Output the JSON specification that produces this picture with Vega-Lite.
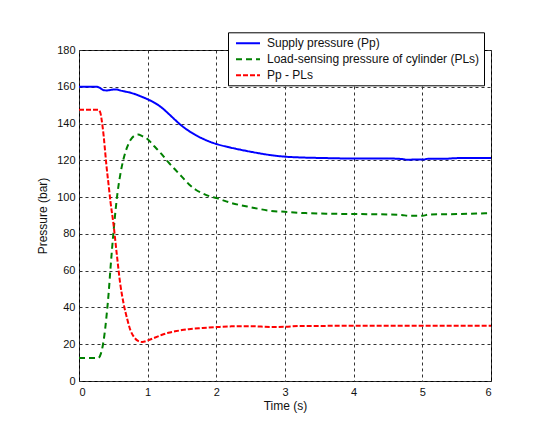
{
  "$schema": "https://vega.github.io/schema/vega-lite/v6.json",
  "autosize": "none",
  "width": 412,
  "height": 331,
  "padding": {"left": 79, "top": 50, "right": 64, "bottom": 53},
  "background": "white",
  "config": {
    "font": "Liberation Sans",
    "view": {"stroke": "black", "strokeWidth": 1},
    "axis": {
      "labelFont": "Liberation Sans",
      "labelFontSize": 11,
      "labelColor": "#111",
      "titleFont": "Liberation Sans",
      "titleFontSize": 12,
      "titleFontWeight": "normal",
      "titleColor": "#111",
      "grid": true,
      "gridColor": "#333",
      "gridDash": [3, 3],
      "gridWidth": 1,
      "domain": false,
      "ticks": false
    },
    "legend": {
      "labelFont": "Liberation Sans",
      "labelFontSize": 12,
      "labelColor": "#111",
      "labelLimit": 0
    }
  },
  "data": {
    "values": [
      {"t": 0, "p": 160, "series": "Supply pressure (Pp)"},
      {"t": 0.25, "p": 160, "series": "Supply pressure (Pp)"},
      {"t": 0.3, "p": 159.5, "series": "Supply pressure (Pp)"},
      {"t": 0.35, "p": 158.3, "series": "Supply pressure (Pp)"},
      {"t": 0.4, "p": 158, "series": "Supply pressure (Pp)"},
      {"t": 0.45, "p": 158.2, "series": "Supply pressure (Pp)"},
      {"t": 0.5, "p": 158.5, "series": "Supply pressure (Pp)"},
      {"t": 0.55, "p": 158.5, "series": "Supply pressure (Pp)"},
      {"t": 0.6, "p": 158, "series": "Supply pressure (Pp)"},
      {"t": 0.7, "p": 157.2, "series": "Supply pressure (Pp)"},
      {"t": 0.8, "p": 156.2, "series": "Supply pressure (Pp)"},
      {"t": 0.9, "p": 154.8, "series": "Supply pressure (Pp)"},
      {"t": 1.0, "p": 153.2, "series": "Supply pressure (Pp)"},
      {"t": 1.1, "p": 151.3, "series": "Supply pressure (Pp)"},
      {"t": 1.2, "p": 148.8, "series": "Supply pressure (Pp)"},
      {"t": 1.3, "p": 145.5, "series": "Supply pressure (Pp)"},
      {"t": 1.4, "p": 142, "series": "Supply pressure (Pp)"},
      {"t": 1.5, "p": 138.7, "series": "Supply pressure (Pp)"},
      {"t": 1.6, "p": 136, "series": "Supply pressure (Pp)"},
      {"t": 1.7, "p": 133.7, "series": "Supply pressure (Pp)"},
      {"t": 1.8, "p": 131.8, "series": "Supply pressure (Pp)"},
      {"t": 1.9, "p": 130.2, "series": "Supply pressure (Pp)"},
      {"t": 2.0, "p": 128.9, "series": "Supply pressure (Pp)"},
      {"t": 2.2, "p": 127, "series": "Supply pressure (Pp)"},
      {"t": 2.4, "p": 125.4, "series": "Supply pressure (Pp)"},
      {"t": 2.6, "p": 124, "series": "Supply pressure (Pp)"},
      {"t": 2.8, "p": 122.8, "series": "Supply pressure (Pp)"},
      {"t": 3.0, "p": 122, "series": "Supply pressure (Pp)"},
      {"t": 3.2, "p": 121.6, "series": "Supply pressure (Pp)"},
      {"t": 3.5, "p": 121.3, "series": "Supply pressure (Pp)"},
      {"t": 4.0, "p": 121, "series": "Supply pressure (Pp)"},
      {"t": 4.5, "p": 121, "series": "Supply pressure (Pp)"},
      {"t": 4.7, "p": 120.7, "series": "Supply pressure (Pp)"},
      {"t": 4.8, "p": 120.3, "series": "Supply pressure (Pp)"},
      {"t": 4.9, "p": 120.5, "series": "Supply pressure (Pp)"},
      {"t": 5.0, "p": 120.4, "series": "Supply pressure (Pp)"},
      {"t": 5.1, "p": 120.9, "series": "Supply pressure (Pp)"},
      {"t": 5.3, "p": 120.8, "series": "Supply pressure (Pp)"},
      {"t": 5.5, "p": 121.2, "series": "Supply pressure (Pp)"},
      {"t": 6.0, "p": 121.3, "series": "Supply pressure (Pp)"},

      {"t": 0, "p": 12.5, "series": "Load-sensing pressure of cylinder (PLs)"},
      {"t": 0.28, "p": 12.5, "series": "Load-sensing pressure of cylinder (PLs)"},
      {"t": 0.32, "p": 15, "series": "Load-sensing pressure of cylinder (PLs)"},
      {"t": 0.35, "p": 20, "series": "Load-sensing pressure of cylinder (PLs)"},
      {"t": 0.38, "p": 28, "series": "Load-sensing pressure of cylinder (PLs)"},
      {"t": 0.4, "p": 35, "series": "Load-sensing pressure of cylinder (PLs)"},
      {"t": 0.43, "p": 47, "series": "Load-sensing pressure of cylinder (PLs)"},
      {"t": 0.46, "p": 62, "series": "Load-sensing pressure of cylinder (PLs)"},
      {"t": 0.5, "p": 80, "series": "Load-sensing pressure of cylinder (PLs)"},
      {"t": 0.53, "p": 92, "series": "Load-sensing pressure of cylinder (PLs)"},
      {"t": 0.56, "p": 102, "series": "Load-sensing pressure of cylinder (PLs)"},
      {"t": 0.6, "p": 112, "series": "Load-sensing pressure of cylinder (PLs)"},
      {"t": 0.65, "p": 121, "series": "Load-sensing pressure of cylinder (PLs)"},
      {"t": 0.7, "p": 127, "series": "Load-sensing pressure of cylinder (PLs)"},
      {"t": 0.75, "p": 131, "series": "Load-sensing pressure of cylinder (PLs)"},
      {"t": 0.8, "p": 133.2, "series": "Load-sensing pressure of cylinder (PLs)"},
      {"t": 0.86, "p": 134, "series": "Load-sensing pressure of cylinder (PLs)"},
      {"t": 0.92, "p": 133.2, "series": "Load-sensing pressure of cylinder (PLs)"},
      {"t": 1.0, "p": 131.5, "series": "Load-sensing pressure of cylinder (PLs)"},
      {"t": 1.1, "p": 127.5, "series": "Load-sensing pressure of cylinder (PLs)"},
      {"t": 1.2, "p": 123.5, "series": "Load-sensing pressure of cylinder (PLs)"},
      {"t": 1.3, "p": 119, "series": "Load-sensing pressure of cylinder (PLs)"},
      {"t": 1.4, "p": 115, "series": "Load-sensing pressure of cylinder (PLs)"},
      {"t": 1.5, "p": 111, "series": "Load-sensing pressure of cylinder (PLs)"},
      {"t": 1.6, "p": 107, "series": "Load-sensing pressure of cylinder (PLs)"},
      {"t": 1.7, "p": 104, "series": "Load-sensing pressure of cylinder (PLs)"},
      {"t": 1.8, "p": 102, "series": "Load-sensing pressure of cylinder (PLs)"},
      {"t": 1.9, "p": 100.5, "series": "Load-sensing pressure of cylinder (PLs)"},
      {"t": 2.0, "p": 99.5, "series": "Load-sensing pressure of cylinder (PLs)"},
      {"t": 2.2, "p": 97, "series": "Load-sensing pressure of cylinder (PLs)"},
      {"t": 2.5, "p": 94.5, "series": "Load-sensing pressure of cylinder (PLs)"},
      {"t": 2.8, "p": 92.5, "series": "Load-sensing pressure of cylinder (PLs)"},
      {"t": 3.0, "p": 92, "series": "Load-sensing pressure of cylinder (PLs)"},
      {"t": 3.3, "p": 91.3, "series": "Load-sensing pressure of cylinder (PLs)"},
      {"t": 3.6, "p": 91, "series": "Load-sensing pressure of cylinder (PLs)"},
      {"t": 4.0, "p": 90.8, "series": "Load-sensing pressure of cylinder (PLs)"},
      {"t": 4.5, "p": 90.6, "series": "Load-sensing pressure of cylinder (PLs)"},
      {"t": 4.7, "p": 90.3, "series": "Load-sensing pressure of cylinder (PLs)"},
      {"t": 4.8, "p": 89.8, "series": "Load-sensing pressure of cylinder (PLs)"},
      {"t": 5.0, "p": 89.9, "series": "Load-sensing pressure of cylinder (PLs)"},
      {"t": 5.1, "p": 90.5, "series": "Load-sensing pressure of cylinder (PLs)"},
      {"t": 5.5, "p": 90.8, "series": "Load-sensing pressure of cylinder (PLs)"},
      {"t": 6.0, "p": 91.3, "series": "Load-sensing pressure of cylinder (PLs)"},

      {"t": 0, "p": 147.5, "series": "Pp - PLs"},
      {"t": 0.28, "p": 147.5, "series": "Pp - PLs"},
      {"t": 0.31, "p": 146, "series": "Pp - PLs"},
      {"t": 0.33, "p": 142, "series": "Pp - PLs"},
      {"t": 0.36, "p": 133, "series": "Pp - PLs"},
      {"t": 0.38, "p": 125, "series": "Pp - PLs"},
      {"t": 0.4, "p": 117, "series": "Pp - PLs"},
      {"t": 0.43, "p": 107, "series": "Pp - PLs"},
      {"t": 0.46, "p": 97, "series": "Pp - PLs"},
      {"t": 0.5, "p": 86, "series": "Pp - PLs"},
      {"t": 0.55, "p": 69, "series": "Pp - PLs"},
      {"t": 0.6, "p": 53, "series": "Pp - PLs"},
      {"t": 0.65, "p": 42, "series": "Pp - PLs"},
      {"t": 0.7, "p": 34, "series": "Pp - PLs"},
      {"t": 0.75, "p": 27.5, "series": "Pp - PLs"},
      {"t": 0.8, "p": 24, "series": "Pp - PLs"},
      {"t": 0.86, "p": 21.8, "series": "Pp - PLs"},
      {"t": 0.92, "p": 21.2, "series": "Pp - PLs"},
      {"t": 1.0, "p": 22, "series": "Pp - PLs"},
      {"t": 1.1, "p": 23.5, "series": "Pp - PLs"},
      {"t": 1.2, "p": 25, "series": "Pp - PLs"},
      {"t": 1.3, "p": 26.2, "series": "Pp - PLs"},
      {"t": 1.4, "p": 27, "series": "Pp - PLs"},
      {"t": 1.5, "p": 27.7, "series": "Pp - PLs"},
      {"t": 1.6, "p": 28.2, "series": "Pp - PLs"},
      {"t": 1.8, "p": 28.8, "series": "Pp - PLs"},
      {"t": 2.0, "p": 29.3, "series": "Pp - PLs"},
      {"t": 2.2, "p": 29.7, "series": "Pp - PLs"},
      {"t": 2.5, "p": 29.8, "series": "Pp - PLs"},
      {"t": 2.8, "p": 29.4, "series": "Pp - PLs"},
      {"t": 3.0, "p": 29.5, "series": "Pp - PLs"},
      {"t": 3.2, "p": 29.9, "series": "Pp - PLs"},
      {"t": 4.0, "p": 30, "series": "Pp - PLs"},
      {"t": 6.0, "p": 30, "series": "Pp - PLs"}
    ]
  },
  "mark": {"type": "line", "strokeWidth": 2, "interpolate": "monotone"},
  "encoding": {
    "x": {
      "field": "t",
      "type": "quantitative",
      "scale": {"domain": [0, 6], "nice": false, "zero": false},
      "axis": {"values": [0, 1, 2, 3, 4, 5, 6], "title": "Time (s)", "labelPadding": 5, "titlePadding": 3}
    },
    "y": {
      "field": "p",
      "type": "quantitative",
      "scale": {"domain": [0, 180], "nice": false},
      "axis": {"values": [0, 20, 40, 60, 80, 100, 120, 140, 160, 180], "title": "Pressure (bar)", "labelPadding": 4, "titlePadding": 7}
    },
    "color": {
      "field": "series",
      "type": "nominal",
      "sort": null,
      "scale": {
        "domain": ["Supply pressure (Pp)", "Load-sensing pressure of cylinder (PLs)", "Pp - PLs"],
        "range": ["#0000ff", "#008000", "#ff0000"]
      },
      "legend": {
        "title": null,
        "orient": "none",
        "legendX": 149,
        "legendY": -17.7,
        "strokeColor": "black",
        "fillColor": "white",
        "padding": 4,
        "rowPadding": 3,
        "symbolType": "M-2,0L2,0",
        "symbolSize": 144,
        "symbolStrokeWidth": 2,
        "symbolOffset": 9,
        "labelOffset": 12
      }
    },
    "strokeDash": {
      "field": "series",
      "type": "nominal",
      "sort": null,
      "scale": {
        "domain": ["Supply pressure (Pp)", "Load-sensing pressure of cylinder (PLs)", "Pp - PLs"],
        "range": [[1, 0], [6, 4], [5, 2]]
      },
      "legend": null
    }
  }
}
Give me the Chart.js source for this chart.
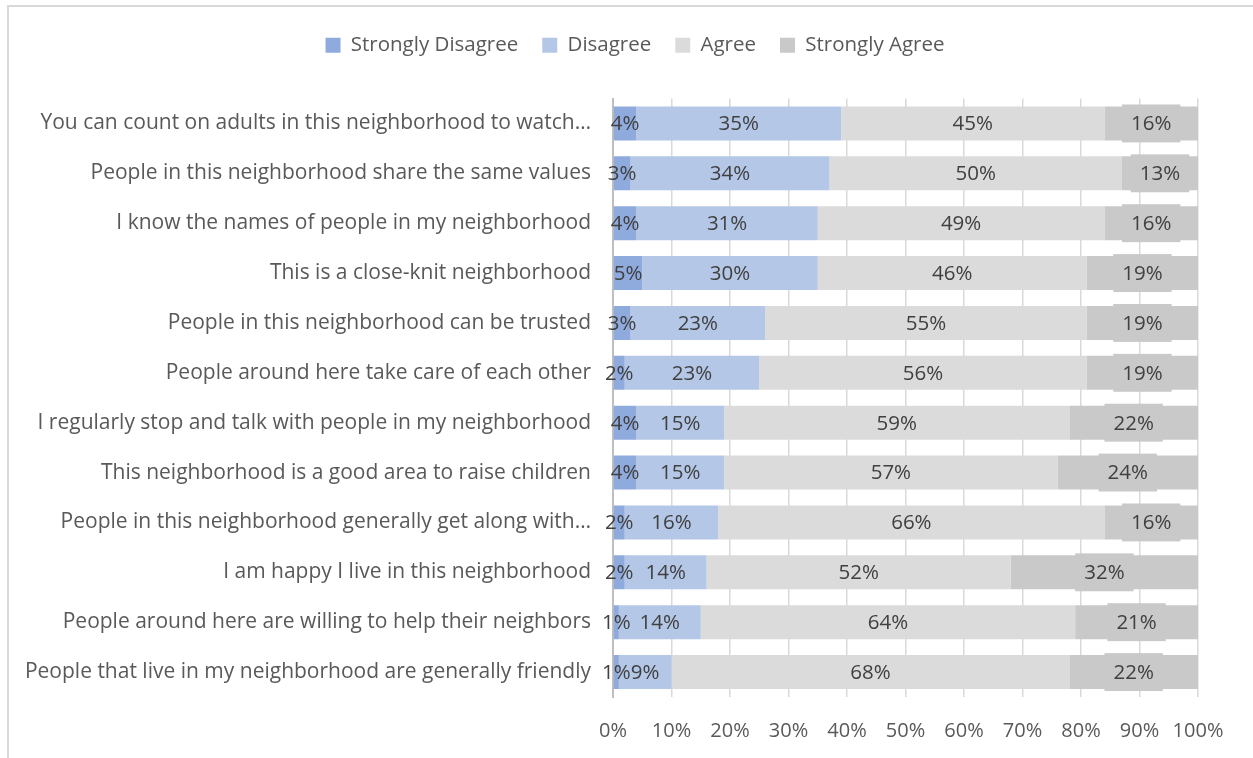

----------------------------------------

◆ **Instructions for the task**
Look through the data and gather every line with the string "this" in it.

◆ **Response**
Output the JSON specification that produces this picture with Vega-Lite.
Give me the Chart.js source for this chart.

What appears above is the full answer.